“Vivi o suficiente para já não ser o idiota que toda a gente disse que eu era”, brinca David Card. O homem que revolucionou a forma como olhamos para o salário mínimo identifica um ambiente político diferente – e mais tolerante – em relação a subidas do SMN. E, apesar do Nobel recebido em 2021, acha que a sua investigação teve pouco que ver com essa transformação. O economista esteve em Portugal para participar numa conferência sobre contratação coletiva, organizada pela Universidade de Lisboa, com alguns dos maiores peritos do mundo no tema. A VISÃO entrevistou-o entre sessões, numa conversa sobre muitos dos assuntos que preocupam os especialistas laborais – da perda de peso dos sindicatos aos desafios ao poder negocial dos trabalhadores.

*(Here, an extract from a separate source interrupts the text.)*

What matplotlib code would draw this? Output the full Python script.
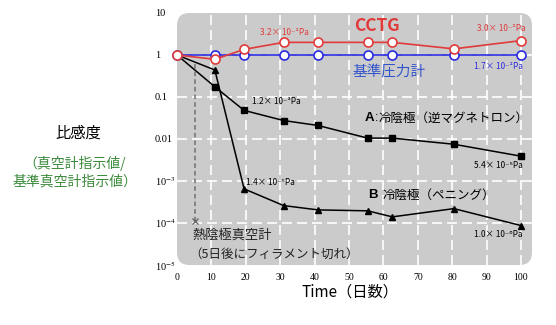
import matplotlib
matplotlib.use("Agg")
import matplotlib.pyplot as plt
from matplotlib.patches import FancyBboxPatch

# ── data ───────────────────────────────────────────────────────────────────
days     = [0, 11, 19.5, 31, 41, 55.4, 62.6, 80.5, 100]
cctg     = [1.0, 0.79, 1.36, 2.0, 2.0, 2.0, 2.0, 1.4, 2.2]
ref      = [1.0, 1.0, 1.0, 1.0, 1.0, 1.0, 1.0, 1.0, 1.0]
cold_a   = [1.0, 0.175, 0.048, 0.0275, 0.021, 0.0105, 0.0105, 0.0075, 0.0039]
cold_b   = [1.0, 0.44, 6.5e-4, 2.6e-4, 2.05e-4, 1.95e-4, 1.4e-4, 2.2e-4, 8.7e-5]
hot_x    = [5.3, 5.3]
hot_y    = [0.62, 1.1e-4]

x_ticks  = [0, 10, 20, 30, 40, 50, 60, 70, 80, 90, 100]
y_ticks  = [1e-5, 1e-4, 1e-3, 1e-2, 1e-1, 1, 10]
y_labels = [r"10$^{-5}$", r"10$^{-4}$", r"10$^{-3}$", "0.01", "0.1", "1", "10"]

RED   = "#e03a3a"
BLUE  = "#2a2ae0"
GREEN = "#3c8a3c"
PANEL = "#cbcbcb"
SANS  = ["Noto Sans CJK JP", "DejaVu Sans"]
SERIF = ["Liberation Serif", "DejaVu Serif"]

plt.rcParams["mathtext.fontset"] = "stix"

fig = plt.figure(figsize=(5.56, 3.25), dpi=100)
ax = fig.add_axes([177 / 556, 1 - 265 / 325, 355 / 556, 252 / 325])
ax.set_yscale("log")
ax.set_xlim(0, 103.2)
ax.set_ylim(1e-5, 10)
ax.patch.set_visible(False)
for s in ax.spines.values():
    s.set_visible(False)

# rounded grey background
bg = FancyBboxPatch((0, 0), 1, 1, boxstyle="round,pad=0,rounding_size=0.035",
                    mutation_aspect=355 / 252, transform=ax.transAxes,
                    facecolor=PANEL, edgecolor="none", zorder=0)
ax.add_patch(bg)

# dashed white grid
for xv in x_ticks[1:]:
    ax.axvline(xv, color="white", lw=1.2, ls=(0, (6, 3)), zorder=1)
for yv in y_ticks[1:-1]:
    ax.axhline(yv, color="white", lw=1.2, ls=(0, (6, 3)), zorder=1)

ax.set_xticks(x_ticks)
ax.set_xticklabels([str(v) for v in x_ticks], family=SERIF, fontsize=7)
ax.set_yticks(y_ticks)
ax.set_yticklabels(y_labels, family=SERIF, fontsize=7.5, ha="left")
ax.minorticks_off()
ax.tick_params(axis="x", length=0, pad=6)
ax.tick_params(axis="y", length=0, pad=16)

# series
ax.plot(days, ref, color=BLUE, lw=1.2, marker="o", ms=6.5, mfc="white",
        mec=BLUE, mew=1.2, zorder=4, clip_on=False)
ax.plot(days, cctg, color=RED, lw=1.2, marker="o", ms=6.5, mfc="white",
        mec=RED, mew=1.2, zorder=5, clip_on=False)
ax.plot(days, cold_a, color="black", lw=1.1, marker="s", ms=4.5, zorder=3,
        clip_on=False)
ax.plot(days, cold_b, color="black", lw=1.1, marker="^", ms=4.5, zorder=3,
        clip_on=False)
ax.plot(hot_x, hot_y, color="#707070", lw=1.1, ls=(0, (3, 2)), zorder=2)
ax.plot(hot_x[1:], hot_y[1:], color="#606060", marker="x", ms=5, mew=0.9, zorder=3)

# annotations
small = dict(family=SANS, fontsize=6, ha="center", va="center", zorder=6)
ax.text(31.1, 3.45, "3.2× 10⁻²Pa", color=RED, **small)
ax.text(94.3, 4.3, "3.0× 10⁻²Pa", color=RED, **small)
ax.text(93.6, 0.54, "1.7× 10⁻²Pa", color=BLUE, **small)
ax.text(28.8, 0.08, "1.2× 10⁻³Pa", color="black", **small)
ax.text(93.5, 0.0023, "5.4× 10⁻⁵Pa", color="black", **small)
ax.text(27.3, 9.1e-4, "1.4× 10⁻⁵Pa", color="black", **small)
ax.text(93.5, 5.4e-5, "1.0× 10⁻⁶Pa", color="black", **small)

ax.text(58, 4.8, "CCTG", color=RED, family=SANS, fontsize=12.5,
        fontweight="bold", ha="center", va="center")
ax.text(61.6, 0.41, "基準圧力計", color="#3355cc", family=SANS, fontsize=10.5,
        ha="center", va="center")

# gauge names: bold letter followed by plain description
ax.text(54.7, 0.0316, "A", family="Liberation Sans", fontsize=9.5,
        fontweight="bold", ha="left", va="center")
ax.text(57.6, 0.0316, ":", family="Liberation Sans", fontsize=9,
        ha="left", va="center")
ax.text(58.6, 0.0316, "冷陰極（逆マグネトロン）", family=SANS, fontsize=9,
        ha="left", va="center")
ax.text(55.5, 4.6e-4, "B", family="Liberation Sans", fontsize=9.5,
        fontweight="bold", ha="left", va="center")
ax.text(59.8, 4.6e-4, "冷陰極（ペニング）", family=SANS, fontsize=9,
        ha="left", va="center")

ax.text(4.4, 5.0e-5, "熱陰極真空計", family=SANS, fontsize=9.5,
        ha="left", va="center", color="#222222")
ax.text(28.2, 1.8e-5, "（5日後にフィラメント切れ）", family=SANS, fontsize=9,
        ha="center", va="center", color="#222222")

# axis titles
fig.text(350 / 556, 1 - 292 / 325, "Time（日数）", family=SANS, fontsize=11,
         ha="center", va="center")
fig.text(78 / 556, 1 - 133 / 325, "比感度", family=SANS, fontsize=11,
         ha="center", va="center")
fig.text(75 / 556, 1 - 163 / 325, "（真空計指示値/", family=SANS, fontsize=10,
         ha="center", va="center", color=GREEN)
fig.text(75 / 556, 1 - 181 / 325, "基準真空計指示値）", family=SANS, fontsize=10,
         ha="center", va="center", color=GREEN)

fig.savefig("out.png", dpi=100, facecolor="white")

Num momento em que os trabalhadores enfrentam perdas de poder de compra devido à inflação, esperaríamos que a contratação coletiva recebesse mais atenção. É isso que está a acontecer?
Pode haver outros fatores para além da inflação. Desde os anos 90, Portugal tem estado numa espécie de recessão de longo prazo. Atravessaram a Grande Recessão, mas já não estava a correr bem antes disso. Mesmo quando havia negociação coletiva, era por valores muito baixos. E muitas pessoas até defendiam a redução dos salários reais. Agora, finalmente, a economia está melhor e terá de haver movimentos nas remunerações. Nos EUA, também foi assim. Observou-se uma quebra ou estagnação dos salários reais entre quem ganhava menos e, nos últimos anos, eles finalmente cresceram mais rápido do que a inflação (ao contrário dos salários dos mais qualificados).